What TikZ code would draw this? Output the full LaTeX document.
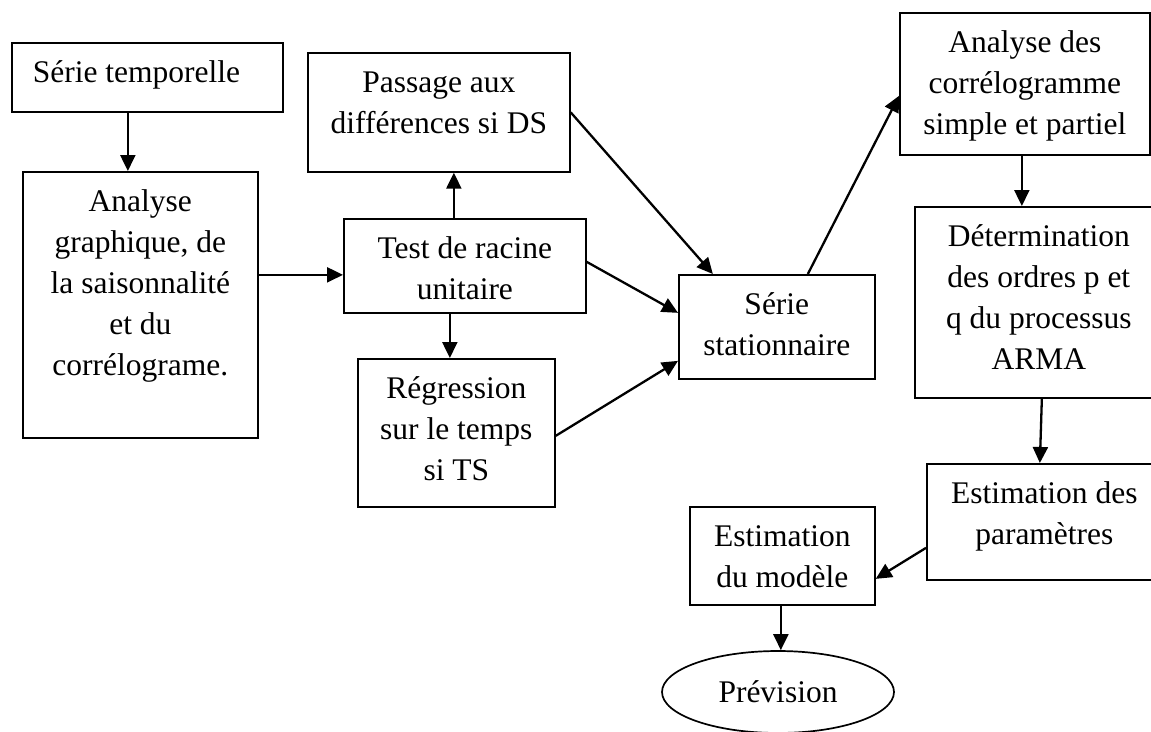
\documentclass[tikz,border=0pt]{standalone}
\usepackage{fontspec}
\setmainfont{Liberation Serif}
\usetikzlibrary{arrows.meta,shapes.geometric}

% top-aligned, centred text block of a given width and height
\newcommand{\boxtxt}[3]{\parbox[c][#2][t]{#1}{\centering\rule{0pt}{40pt}#3}}

\begin{document}
\begin{tikzpicture}[x=1pt,y=-1pt,
  font=\fontsize{31.5}{41}\selectfont,
  box/.style={draw, line width=1.7pt, rectangle, inner sep=0pt, anchor=north west},
  oval/.style={draw, line width=1.7pt, ellipse, inner sep=0pt},
  arr/.style={line width=2.3pt, -{Triangle[length=16pt,width=15pt]}}]

\useasboundingbox (0,0) rectangle (1151,731);
\fill[white] (0,0) rectangle (1151,731);
\clip (0,0) rectangle (1151,731);

% left column
\node[box] (ts) at (11,42) {\parbox[c][69pt][t]{271pt}{\rule{0pt}{40pt}\hspace*{21pt}Série temporelle}};
\node[box] (ag) at (22,171) {\boxtxt{235pt}{266pt}{Analyse\\graphique, de\\la saisonnalité\\et du\\corrélograme.}};

% stationarity tests
\node[box] (pas) at (307,52) {\boxtxt{262pt}{119pt}{Passage aux\\différences si DS}};
\node[box] (test) at (343,218) {\boxtxt{242pt}{94pt}{Test de racine\\unitaire}};
\node[box] (reg) at (357,358) {\boxtxt{197pt}{148pt}{Régression\\sur le temps\\si TS}};
\node[box] (ser) at (678,274) {\boxtxt{196pt}{104pt}{Série\\stationnaire}};

% identification and estimation
\node[box] (ad) at (899,12) {\boxtxt{250pt}{142pt}{Analyse des\\corrélogramme\\simple et partiel}};
\node[box] (det) at (914,206) {\boxtxt{248pt}{191pt}{Détermination\\des ordres p et\\q du processus\\ARMA}};
\node[box] (ed) at (926,463) {\boxtxt{235pt}{116pt}{Estimation des\\paramètres}};
\node[box] (em) at (689,506) {\boxtxt{185pt}{98pt}{Estimation\\du modèle}};
\node[oval, minimum width=232pt, minimum height=82pt] (prev) at (778,692) {Prévision};

% connectors
\draw[arr] ([xshift=-19.5pt]ts.south) -- ([xshift=-12.5pt]ag.north);
\draw[arr] ([yshift=30pt]ag.east) -- ([yshift=30pt]ag.east -| test.west);
\draw[arr] ([xshift=-11pt]test.north) -- ([xshift=-11pt]test.north |- pas.south);
\draw[arr] ([xshift=-15pt]test.south) -- ([xshift=-15pt]test.south |- reg.north);
\draw[arr] (pas.east) -- ([xshift=-64pt]ser.north);
\draw[arr] ([yshift=4pt]test.east) -- ([yshift=14pt]ser.west);
\draw[arr] ([yshift=-3pt]reg.east) -- ([yshift=-34pt]ser.west);
\draw[arr] ([xshift=31pt]ser.north) -- ([yshift=-12pt]ad.west);
\draw[arr] ([xshift=-3pt]ad.south) -- ([xshift=-3pt]ad.south |- det.north);
\draw[arr] ([xshift=3pt]det.south) -- ([xshift=-4.5pt]ed.north);
\draw[arr] ([yshift=-26pt]ed.west) -- ([yshift=-23pt]em.east);
\draw[arr] ([xshift=-1.5pt]em.south) -- ([xshift=-1.5pt]em.south |- prev.north);

\end{tikzpicture}
\end{document}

■ ■ ■ ■

**AIM OF THE TASK**: Set the listing down in full and exactly. Pictures within it should not appear in the copy.

**TASK ANSWER**:
What TikZ code would draw this? Output the full LaTeX document.
\documentclass[tikz,border=0pt]{standalone}
\usepackage{fontspec}
\setmainfont{Liberation Serif}
\usetikzlibrary{arrows.meta,shapes.geometric}

% top-aligned, centred text block of a given width and height
\newcommand{\boxtxt}[3]{\parbox[c][#2][t]{#1}{\centering\rule{0pt}{40pt}#3}}

\begin{document}
\begin{tikzpicture}[x=1pt,y=-1pt,
  font=\fontsize{31.5}{41}\selectfont,
  box/.style={draw, line width=1.7pt, rectangle, inner sep=0pt, anchor=north west},
  oval/.style={draw, line width=1.7pt, ellipse, inner sep=0pt},
  arr/.style={line width=2.3pt, -{Triangle[length=16pt,width=15pt]}}]

\useasboundingbox (0,0) rectangle (1151,731);
\fill[white] (0,0) rectangle (1151,731);
\clip (0,0) rectangle (1151,731);

% left column
\node[box] (ts) at (11,42) {\parbox[c][69pt][t]{271pt}{\rule{0pt}{40pt}\hspace*{21pt}Série temporelle}};
\node[box] (ag) at (22,171) {\boxtxt{235pt}{266pt}{Analyse\\graphique, de\\la saisonnalité\\et du\\corrélograme.}};

% stationarity tests
\node[box] (pas) at (307,52) {\boxtxt{262pt}{119pt}{Passage aux\\différences si DS}};
\node[box] (test) at (343,218) {\boxtxt{242pt}{94pt}{Test de racine\\unitaire}};
\node[box] (reg) at (357,358) {\boxtxt{197pt}{148pt}{Régression\\sur le temps\\si TS}};
\node[box] (ser) at (678,274) {\boxtxt{196pt}{104pt}{Série\\stationnaire}};

% identification and estimation
\node[box] (ad) at (899,12) {\boxtxt{250pt}{142pt}{Analyse des\\corrélogramme\\simple et partiel}};
\node[box] (det) at (914,206) {\boxtxt{248pt}{191pt}{Détermination\\des ordres p et\\q du processus\\ARMA}};
\node[box] (ed) at (926,463) {\boxtxt{235pt}{116pt}{Estimation des\\paramètres}};
\node[box] (em) at (689,506) {\boxtxt{185pt}{98pt}{Estimation\\du modèle}};
\node[oval, minimum width=232pt, minimum height=82pt] (prev) at (778,692) {Prévision};

% connectors
\draw[arr] ([xshift=-19.5pt]ts.south) -- ([xshift=-12.5pt]ag.north);
\draw[arr] ([yshift=30pt]ag.east) -- ([yshift=30pt]ag.east -| test.west);
\draw[arr] ([xshift=-11pt]test.north) -- ([xshift=-11pt]test.north |- pas.south);
\draw[arr] ([xshift=-15pt]test.south) -- ([xshift=-15pt]test.south |- reg.north);
\draw[arr] (pas.east) -- ([xshift=-64pt]ser.north);
\draw[arr] ([yshift=4pt]test.east) -- ([yshift=14pt]ser.west);
\draw[arr] ([yshift=-3pt]reg.east) -- ([yshift=-34pt]ser.west);
\draw[arr] ([xshift=31pt]ser.north) -- ([yshift=-12pt]ad.west);
\draw[arr] ([xshift=-3pt]ad.south) -- ([xshift=-3pt]ad.south |- det.north);
\draw[arr] ([xshift=3pt]det.south) -- ([xshift=-4.5pt]ed.north);
\draw[arr] ([yshift=-26pt]ed.west) -- ([yshift=-23pt]em.east);
\draw[arr] ([xshift=-1.5pt]em.south) -- ([xshift=-1.5pt]em.south |- prev.north);

\end{tikzpicture}
\end{document}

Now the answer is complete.